From the aforementioned Sojourners community and ESA come two books by the respective leaders of those groups. Jim Wallis has a better subtitle in Why the Right Gets It Wrong and the Left Doesn’t Get It than in his title, God’s Politics. A New York Times bestseller for many weeks this year, the book is the culmination of the Sojourners community’s decades-long effort to lead toward a progressive politics inspired by Christian faith and affirming of the full range of pluralism in the American public square.

Ron Sider, founder of ESA, has long been a latter-day Mennonite prophet calling American Evangelicalism to serve to common good of the nation and of the world. The Scandal of the Evangelical Conscience is a short and readable but scathing indictment of where the American evangelical community has taken itself by means of a "cheap grace" version of the doctrine of justification by faith.

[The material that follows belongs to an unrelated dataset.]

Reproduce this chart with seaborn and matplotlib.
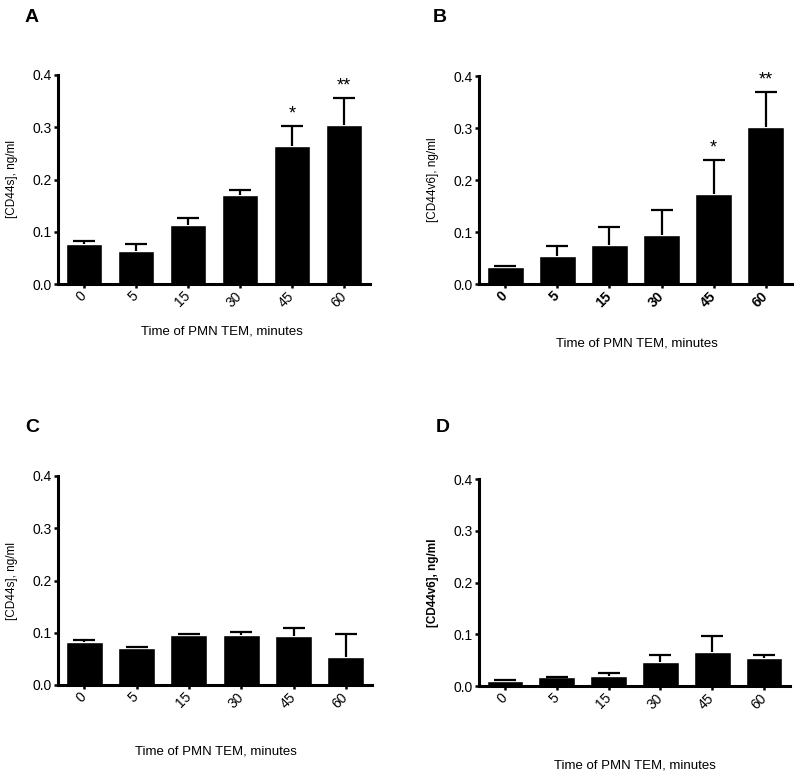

The American evangelical salt has pretty much lost its saltiness, Sider says, with a lot of eyebrow-raising data to back himself up. Nevertheless, there is hope, if the churches will follow the lead of their deeply committed saints who hold to an orthodox biblical worldview in a manner that actually changes their behavior. "Interestingly," he notes, "a disproportionate share of the saints were women, African Americans, and persons earning less than $25,000 per year" (126).